The original rubber bushings have wornout after 199,000 miles. The bushings are so worn and cracked that the upper A-arm has made contact with and bent the upper spring perchs on both sides.
Poly bushings will allow better setting of the camber and better use of the shock and springs to setup the front end. I have heard several times from good racers (i think they were good) that the best setup for a fiero is the 84-87 front end and the 88 rear end. This is what I am trying to get on my car.
Just to say I have Poly bushings.
Very simplely buy and put poly bushing on the front of the car. To replace the picture on the left
with what is in the picture on the right. The old bushing picture on the left is what was on my fiero.
All the front bushings were that bad.
I have the bushings from Prothane. I bought mine from the Fiero Store for $67, they are sold from Prothane for $50. I could have saved some money if I had looked around more before buying.

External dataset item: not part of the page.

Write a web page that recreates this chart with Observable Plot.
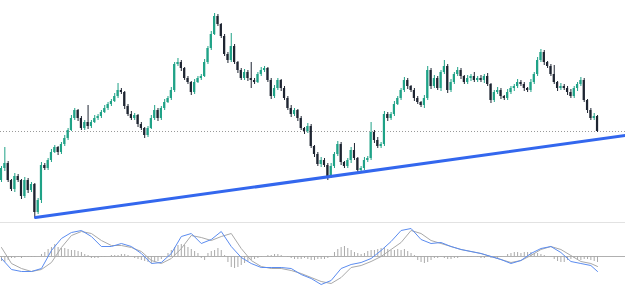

Installing the new bushings was not easy, but I really enjoyed doing it. The hardest part about the whole job was fitting the lower control arms back on with the new bushings installed. The metal mounts were all bent in. I had to beat the metal out with a hammer and use the balljoint seperator to spead the openings. Then I had to beat the lower control arm in with a 2x4 and hammer.
When first driving the car there was a lot of squeaking. I had heard poly was prone to squeak, so I expected them to squeak. The more I have driven the car the less the bushings are squeaking.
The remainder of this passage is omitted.